(Exercise brief)
Take the lines from the head of the listing through the one bearing "(src) -- (hit);" and copy them exactly, leaving every picture out.
──────── Given entries ────────
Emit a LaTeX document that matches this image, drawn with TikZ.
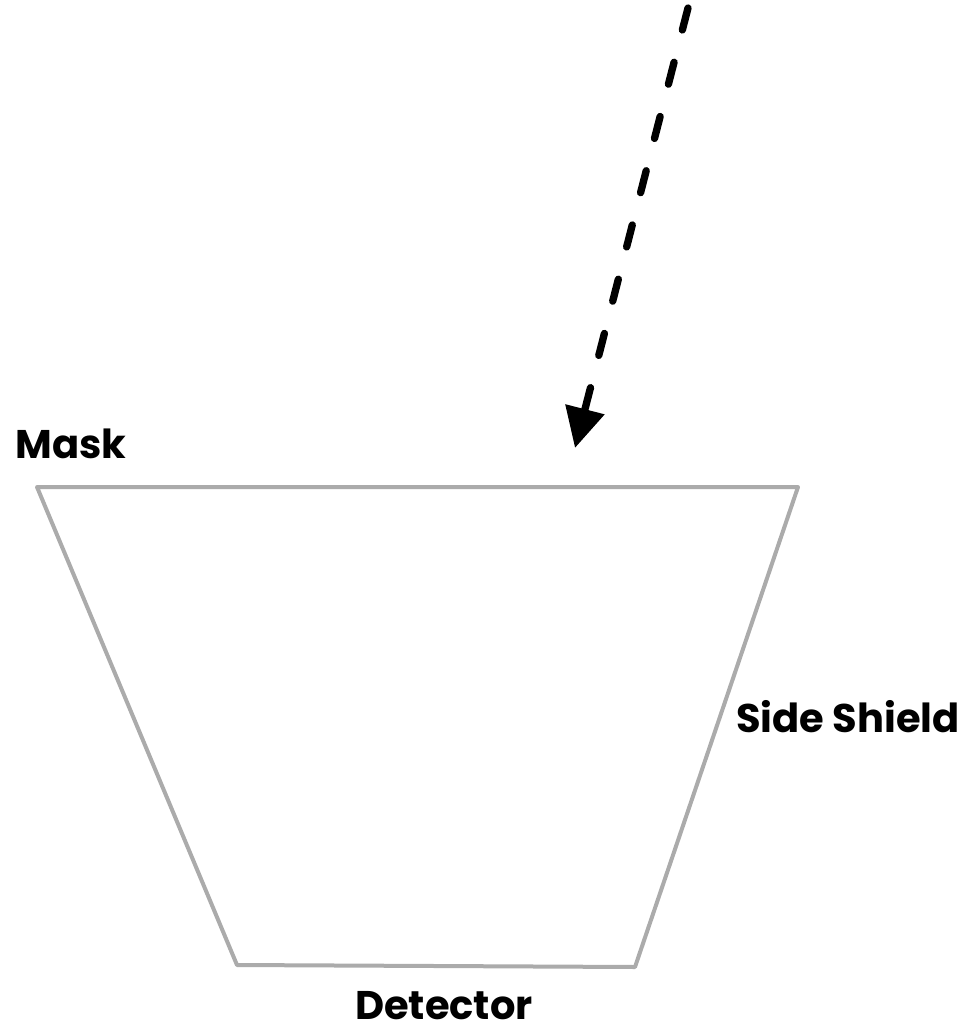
\documentclass[tikz,border=0pt]{standalone}
\usepackage{fontspec}
\setmainfont{Poppins}
\usetikzlibrary{arrows.meta}

\begin{document}
\begin{tikzpicture}[x=0.75pt, y=-0.75pt,
  wall/.style={draw=black!33, line width=3pt, line join=round},
  label/.style={font=\fontsize{30}{34}\selectfont\bfseries, inner sep=0pt},
  ray/.style={line width=5.5pt, line cap=round, dash pattern=on 17pt off 25pt,
    -{Triangle[width=29pt, length=30pt]}}]

  \useasboundingbox (0,0) rectangle (965,1035);

  % collimator outline
  \coordinate (maskL) at (37,487);
  \coordinate (maskR) at (798,487);
  \coordinate (detR) at (635,967);
  \coordinate (detL) at (237,965);
  \draw[wall] (maskL) -- (maskR) -- (detR) -- (detL) -- cycle;

  % incoming photon
  \coordinate (src) at (688,8);
  \coordinate (hit) at (575,448);
  \draw[ray] (src) -- (hit);

  \node[label] (mask) at (71,444) {Mask};
  \node[label] (shield) at (848,717) {Side Shield};
  \node[label] (detector) at (444,1006) {Detector};

\end{tikzpicture}
\end{document}
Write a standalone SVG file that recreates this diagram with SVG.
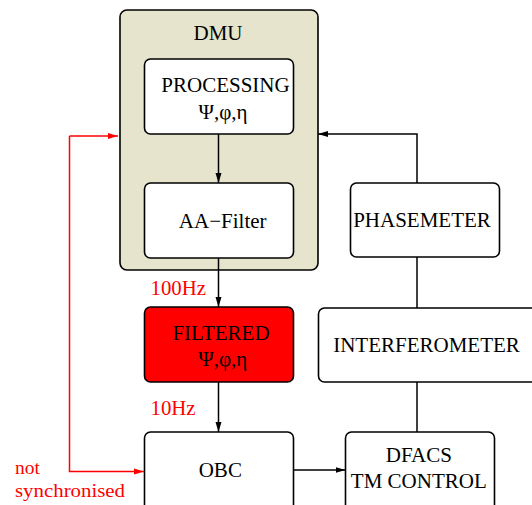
<svg xmlns="http://www.w3.org/2000/svg" width="532" height="505" viewBox="0 0 532 505">
<style>
.box{fill:#fff;stroke:#000;stroke-width:1.6}
.t{font-family:"Liberation Serif",serif;font-size:21px;fill:#000;text-anchor:middle}
.r{font-family:"Liberation Serif",serif;font-size:20.8px;fill:#f00}
.rs{font-family:"Liberation Serif",serif;font-size:19.5px;fill:#f00}
.c{fill:none;stroke:#000;stroke-width:1.5}
.cr{fill:none;stroke:#f00;stroke-width:1.5}
</style>
<defs>
<marker id="ab" markerWidth="10" markerHeight="8" refX="10" refY="4" orient="auto" markerUnits="userSpaceOnUse"><path d="M0,1 L10,4 L0,7 Z" fill="#000"/></marker>
<marker id="ar" markerWidth="10" markerHeight="8" refX="10" refY="4" orient="auto" markerUnits="userSpaceOnUse"><path d="M0,1 L10,4 L0,7 Z" fill="#f00"/></marker>
</defs>
<rect width="532" height="505" fill="#fff"/>
<g id="dmu">
<rect x="120" y="10" width="198" height="260" rx="7" fill="#e6e4cc" stroke="#000" stroke-width="1.6"/>
<text class="t" x="218" y="40">DMU</text>
</g>
<g id="processing">
<rect class="box" x="144.5" y="59" width="149" height="75" rx="6"/>
<text class="t"><tspan x="225.5" y="92">PROCESSING</tspan><tspan x="223" y="119">Ψ,φ,η</tspan></text>
</g>
<g id="aafilter">
<rect class="box" x="144.5" y="183" width="149" height="75" rx="6"/>
<text class="t" x="222.7" y="228">AA−Filter</text>
</g>
<g id="filtered">
<rect x="144.5" y="307" width="149" height="75" rx="6" fill="#f00" stroke="#000" stroke-width="1.6"/>
<text class="t"><tspan x="221" y="340">FILTERED</tspan><tspan x="222.8" y="366">Ψ,φ,η</tspan></text>
</g>
<g id="obc">
<rect class="box" x="144.5" y="432" width="149" height="80" rx="6"/>
<text class="t" x="220.3" y="477">OBC</text>
</g>
<g id="phasemeter">
<rect class="box" x="350.5" y="183" width="149" height="74" rx="6"/>
<text class="t" x="422" y="227">PHASEMETER</text>
</g>
<g id="interferometer">
<rect class="box" x="318.5" y="308" width="230" height="74" rx="6"/>
<text class="t" x="426.5" y="352">INTERFEROMETER</text>
</g>
<g id="dfacs">
<rect class="box" x="345.5" y="432" width="149" height="80" rx="6"/>
<text class="t"><tspan x="418.8" y="462">DFACS</tspan><tspan x="418.8" y="488">TM CONTROL</tspan></text>
</g>
<g id="connectors">
<line class="c" x1="218.5" y1="134" x2="218.5" y2="183" marker-end="url(#ab)"/>
<line class="c" x1="218.5" y1="258" x2="218.5" y2="307" marker-end="url(#ab)"/>
<line class="c" x1="218.5" y1="382" x2="218.5" y2="432" marker-end="url(#ab)"/>
<polyline class="c" points="417,183 417,134 318,134" marker-end="url(#ab)"/>
<line class="c" x1="417" y1="257" x2="417" y2="308"/>
<line class="c" x1="417" y1="382" x2="417" y2="432"/>
<line class="c" x1="293.5" y1="470" x2="345.5" y2="470" marker-end="url(#ab)"/>
<polyline class="cr" points="69.5,136 69.5,471.5 144,471.5" marker-end="url(#ar)"/>
<line class="cr" x1="69.5" y1="136" x2="118" y2="136" marker-end="url(#ar)"/>
</g>
<text class="r" x="150.5" y="294.5">100Hz</text>
<text class="r" x="150.5" y="415">10Hz</text>
<text class="rs" x="15" y="474">not</text>
<text class="rs" x="15" y="497" textLength="110" lengthAdjust="spacingAndGlyphs">synchronised</text>
</svg>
────────
(Task response)
Emit a LaTeX document that matches this image, drawn with TikZ.
\documentclass[tikz,border=0pt]{standalone}
\usepackage{fontspec}
\setmainfont{Poppins}
\usetikzlibrary{arrows.meta}

\begin{document}
\begin{tikzpicture}[x=0.75pt, y=-0.75pt,
  wall/.style={draw=black!33, line width=3pt, line join=round},
  label/.style={font=\fontsize{30}{34}\selectfont\bfseries, inner sep=0pt},
  ray/.style={line width=5.5pt, line cap=round, dash pattern=on 17pt off 25pt,
    -{Triangle[width=29pt, length=30pt]}}]

  \useasboundingbox (0,0) rectangle (965,1035);

  % collimator outline
  \coordinate (maskL) at (37,487);
  \coordinate (maskR) at (798,487);
  \coordinate (detR) at (635,967);
  \coordinate (detL) at (237,965);
  \draw[wall] (maskL) -- (maskR) -- (detR) -- (detL) -- cycle;

  % incoming photon
  \coordinate (src) at (688,8);
  \coordinate (hit) at (575,448);
  \draw[ray] (src) -- (hit);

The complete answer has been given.